▸ Data excerpt:
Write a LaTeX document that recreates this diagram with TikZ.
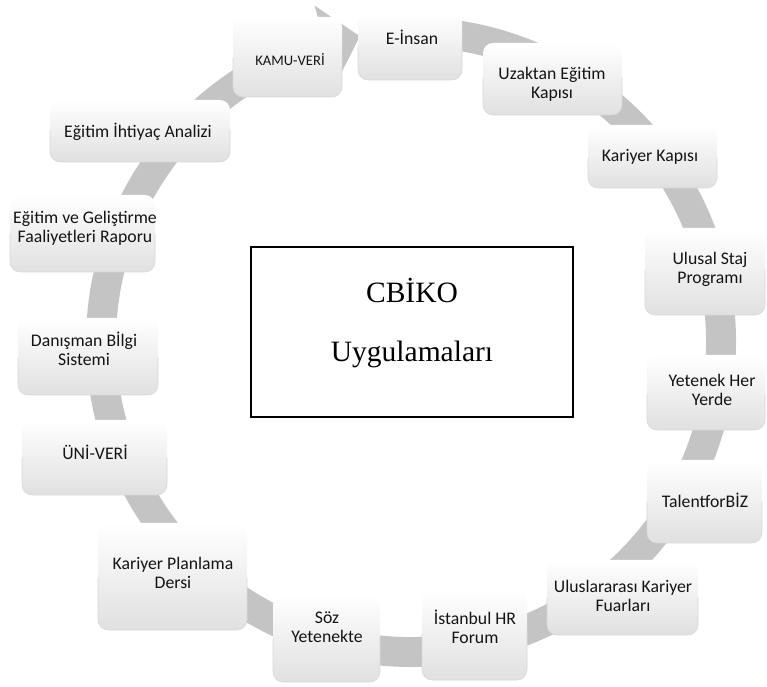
\documentclass[tikz,border=0pt]{standalone}
\usepackage{fontspec}
\setmainfont{Carlito}
\newfontfamily\serifface{Liberation Serif}
\definecolor{ink}{RGB}{20,20,20}
\definecolor{band}{RGB}{196,196,196}
\definecolor{rim}{RGB}{216,216,216}
\tikzset{
  card/.style={rounded corners=0.25cm, top color=white, middle color=black!2, bottom color=black!12},
  cardrim/.style={draw=rim, thin, rounded corners=0.25cm},
  lbl/.style={font=\fontsize{12.6}{13.6}\selectfont, text=ink, align=center, inner sep=1pt},
  ring/.style={fill=band},
  frame/.style={draw=black, line width=1.3pt, minimum width=8.05cm, minimum height=4.25cm},
  headline/.style={font=\serifface\fontsize{21}{25}\selectfont, text=black, align=center},
}
\begin{document}
\begin{tikzpicture}
    \useasboundingbox (0,0) rectangle (19.175,17.15);
    % --- the ring behind the cards ---
    \begin{scope}[shift={(10.275,8.6)}]
      \fill[ring] (85:8.125) arc[start angle=85, end angle=-254, radius=8.125]
        -- (-254:8.75) -- (-260.5:7.75) -- (-254:6.75) -- (-254:7.375)
        arc[start angle=-254, end angle=85, radius=7.375] -- cycle;
    \end{scope}
    % --- the cards, clockwise from the top ---
    \shade[card] (8.95,15.15) rectangle (11.55,16.825);
    \draw[cardrim] (8.95,16.0) -- (8.95,15.15) -- (11.55,15.15) -- (11.55,16.0);
    \node[lbl] (einsan) at (10.3,16.225) {E-İnsan};
    \shade[card] (12.075,14.275) rectangle (15.55,16.075);
    \draw[cardrim] (12.075,15.2) -- (12.075,14.275) -- (15.55,14.275) -- (15.55,15.2);
    \node[lbl] (uzaktan) at (13.8,15.05) {Uzaktan Eğitim\\Kapısı};
    \shade[card] (14.7,12.45) rectangle (17.925,14.025);
    \draw[cardrim] (14.7,13.2) -- (14.7,12.45) -- (17.925,12.45) -- (17.925,13.2);
    \node[lbl] (kariyer) at (16.25,13.225) {Kariyer Kapısı};
    \shade[card] (16.125,9.275) rectangle (19.125,11.45);
    \draw[cardrim] (16.125,10.4) -- (16.125,9.275) -- (19.125,9.275) -- (19.125,10.4);
    \node[lbl] (staj) at (17.75,10.425) {Ulusal Staj\\Programı};
    \shade[card] (16.175,6.4) rectangle (19.125,8.275);
    \draw[cardrim] (16.175,7.3) -- (16.175,6.4) -- (19.125,6.4) -- (19.125,7.3);
    \node[lbl] (yetenek) at (17.8,7.4) {Yetenek Her\\Yerde};
    \shade[card] (16.175,3.575) rectangle (19.05,5.65);
    \draw[cardrim] (16.175,4.6) -- (16.175,3.575) -- (19.05,3.575) -- (19.05,4.6);
    \node[lbl] (talent) at (17.625,4.65) {TalentforBİZ};
    \shade[card] (13.675,1.275) rectangle (17.45,3.15);
    \draw[cardrim] (13.675,2.2) -- (13.675,1.275) -- (17.45,1.275) -- (17.45,2.2);
    \node[lbl] (fuar) at (15.575,2.25) {Uluslararası Kariyer\\Fuarları};
    \shade[card] (10.55,0.15) rectangle (13.175,2.4);
    \draw[cardrim] (10.55,1.3) -- (10.55,0.15) -- (13.175,0.15) -- (13.175,1.3);
    \node[lbl] (hrforum) at (11.875,1.475) {İstanbul HR\\Forum};
    \shade[card] (6.825,0.1) rectangle (9.5,2.275);
    \draw[cardrim] (6.825,1.2) -- (6.825,0.1) -- (9.5,0.1) -- (9.5,1.2);
    \node[lbl] (soz) at (8.175,1.475) {Söz\\Yetenekte};
    \shade[card] (2.45,1.4) rectangle (6.175,4.075);
    \draw[cardrim] (2.45,2.7) -- (2.45,1.4) -- (6.175,1.4) -- (6.175,2.7);
    \node[lbl] (ders) at (4.325,2.825) {Kariyer Planlama\\Dersi};
    \shade[card] (0.55,4.775) rectangle (4.175,6.65);
    \draw[cardrim] (0.55,5.7) -- (0.55,4.775) -- (4.175,4.775) -- (4.175,5.7);
    \node[lbl] (univeri) at (2.375,5.85) {ÜNİ-VERİ};
    \shade[card] (0.45,7.275) rectangle (3.95,9.2);
    \draw[cardrim] (0.45,8.2) -- (0.45,7.275) -- (3.95,7.275) -- (3.95,8.2);
    \node[lbl] (danisman) at (2.1,8.425) {Danışman Bİlgi\\Sistemi};
    \shade[card] (0.25,10.35) rectangle (3.875,12.275);
    \draw[cardrim] (0.25,11.3) -- (0.25,10.35) -- (3.875,10.35) -- (3.875,11.3);
    \node[lbl] (rapor) at (2.125,11.45) {Eğitim ve Geliştirme\\Faaliyetleri Raporu};
    \shade[card] (1.25,13.1) rectangle (5.75,14.65);
    \draw[cardrim] (1.25,13.9) -- (1.25,13.1) -- (5.75,13.1) -- (5.75,13.9);
    \node[lbl] (analiz) at (3.45,13.85) {Eğitim İhtiyaç Analizi};
    \shade[card] (5.825,14.725) rectangle (8.55,16.725);
    \draw[cardrim] (5.825,15.7) -- (5.825,14.725) -- (8.55,14.725) -- (8.55,15.7);
    \node[lbl, font=\fontsize{10.4}{12}\selectfont] (kamuveri) at (7.25,15.65) {KAMU-VERİ};
    % --- the middle ---
    \node[frame] (core) at (10.3,8.85) {};
    \node[headline] (core-t) at (10.3,9.075) {CBİKO\\[17pt]Uygulamaları};
\end{tikzpicture}
\end{document}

▸ Aim:
Every line above should be returned exactly; the pictures stay out.

▸ Finished exercise:
Write a LaTeX document that recreates this diagram with TikZ.
\documentclass[tikz,border=0pt]{standalone}
\usepackage{fontspec}
\setmainfont{Carlito}
\newfontfamily\serifface{Liberation Serif}
\definecolor{ink}{RGB}{20,20,20}
\definecolor{band}{RGB}{196,196,196}
\definecolor{rim}{RGB}{216,216,216}
\tikzset{
  card/.style={rounded corners=0.25cm, top color=white, middle color=black!2, bottom color=black!12},
  cardrim/.style={draw=rim, thin, rounded corners=0.25cm},
  lbl/.style={font=\fontsize{12.6}{13.6}\selectfont, text=ink, align=center, inner sep=1pt},
  ring/.style={fill=band},
  frame/.style={draw=black, line width=1.3pt, minimum width=8.05cm, minimum height=4.25cm},
  headline/.style={font=\serifface\fontsize{21}{25}\selectfont, text=black, align=center},
}
\begin{document}
\begin{tikzpicture}
    \useasboundingbox (0,0) rectangle (19.175,17.15);
    % --- the ring behind the cards ---
    \begin{scope}[shift={(10.275,8.6)}]
      \fill[ring] (85:8.125) arc[start angle=85, end angle=-254, radius=8.125]
        -- (-254:8.75) -- (-260.5:7.75) -- (-254:6.75) -- (-254:7.375)
        arc[start angle=-254, end angle=85, radius=7.375] -- cycle;
    \end{scope}
    % --- the cards, clockwise from the top ---
    \shade[card] (8.95,15.15) rectangle (11.55,16.825);
    \draw[cardrim] (8.95,16.0) -- (8.95,15.15) -- (11.55,15.15) -- (11.55,16.0);
    \node[lbl] (einsan) at (10.3,16.225) {E-İnsan};
    \shade[card] (12.075,14.275) rectangle (15.55,16.075);
    \draw[cardrim] (12.075,15.2) -- (12.075,14.275) -- (15.55,14.275) -- (15.55,15.2);
    \node[lbl] (uzaktan) at (13.8,15.05) {Uzaktan Eğitim\\Kapısı};
    \shade[card] (14.7,12.45) rectangle (17.925,14.025);
    \draw[cardrim] (14.7,13.2) -- (14.7,12.45) -- (17.925,12.45) -- (17.925,13.2);
    \node[lbl] (kariyer) at (16.25,13.225) {Kariyer Kapısı};
    \shade[card] (16.125,9.275) rectangle (19.125,11.45);
    \draw[cardrim] (16.125,10.4) -- (16.125,9.275) -- (19.125,9.275) -- (19.125,10.4);
    \node[lbl] (staj) at (17.75,10.425) {Ulusal Staj\\Programı};
    \shade[card] (16.175,6.4) rectangle (19.125,8.275);
    \draw[cardrim] (16.175,7.3) -- (16.175,6.4) -- (19.125,6.4) -- (19.125,7.3);
    \node[lbl] (yetenek) at (17.8,7.4) {Yetenek Her\\Yerde};
    \shade[card] (16.175,3.575) rectangle (19.05,5.65);
    \draw[cardrim] (16.175,4.6) -- (16.175,3.575) -- (19.05,3.575) -- (19.05,4.6);
    \node[lbl] (talent) at (17.625,4.65) {TalentforBİZ};
    \shade[card] (13.675,1.275) rectangle (17.45,3.15);
    \draw[cardrim] (13.675,2.2) -- (13.675,1.275) -- (17.45,1.275) -- (17.45,2.2);
    \node[lbl] (fuar) at (15.575,2.25) {Uluslararası Kariyer\\Fuarları};
    \shade[card] (10.55,0.15) rectangle (13.175,2.4);
    \draw[cardrim] (10.55,1.3) -- (10.55,0.15) -- (13.175,0.15) -- (13.175,1.3);
    \node[lbl] (hrforum) at (11.875,1.475) {İstanbul HR\\Forum};
    \shade[card] (6.825,0.1) rectangle (9.5,2.275);
    \draw[cardrim] (6.825,1.2) -- (6.825,0.1) -- (9.5,0.1) -- (9.5,1.2);
    \node[lbl] (soz) at (8.175,1.475) {Söz\\Yetenekte};
    \shade[card] (2.45,1.4) rectangle (6.175,4.075);
    \draw[cardrim] (2.45,2.7) -- (2.45,1.4) -- (6.175,1.4) -- (6.175,2.7);
    \node[lbl] (ders) at (4.325,2.825) {Kariyer Planlama\\Dersi};
    \shade[card] (0.55,4.775) rectangle (4.175,6.65);
    \draw[cardrim] (0.55,5.7) -- (0.55,4.775) -- (4.175,4.775) -- (4.175,5.7);
    \node[lbl] (univeri) at (2.375,5.85) {ÜNİ-VERİ};
    \shade[card] (0.45,7.275) rectangle (3.95,9.2);
    \draw[cardrim] (0.45,8.2) -- (0.45,7.275) -- (3.95,7.275) -- (3.95,8.2);
    \node[lbl] (danisman) at (2.1,8.425) {Danışman Bİlgi\\Sistemi};
    \shade[card] (0.25,10.35) rectangle (3.875,12.275);
    \draw[cardrim] (0.25,11.3) -- (0.25,10.35) -- (3.875,10.35) -- (3.875,11.3);
    \node[lbl] (rapor) at (2.125,11.45) {Eğitim ve Geliştirme\\Faaliyetleri Raporu};
    \shade[card] (1.25,13.1) rectangle (5.75,14.65);
    \draw[cardrim] (1.25,13.9) -- (1.25,13.1) -- (5.75,13.1) -- (5.75,13.9);
    \node[lbl] (analiz) at (3.45,13.85) {Eğitim İhtiyaç Analizi};
    \shade[card] (5.825,14.725) rectangle (8.55,16.725);
    \draw[cardrim] (5.825,15.7) -- (5.825,14.725) -- (8.55,14.725) -- (8.55,15.7);
    \node[lbl, font=\fontsize{10.4}{12}\selectfont] (kamuveri) at (7.25,15.65) {KAMU-VERİ};
    % --- the middle ---
    \node[frame] (core) at (10.3,8.85) {};
    \node[headline] (core-t) at (10.3,9.075) {CBİKO\\[17pt]Uygulamaları};
\end{tikzpicture}
\end{document}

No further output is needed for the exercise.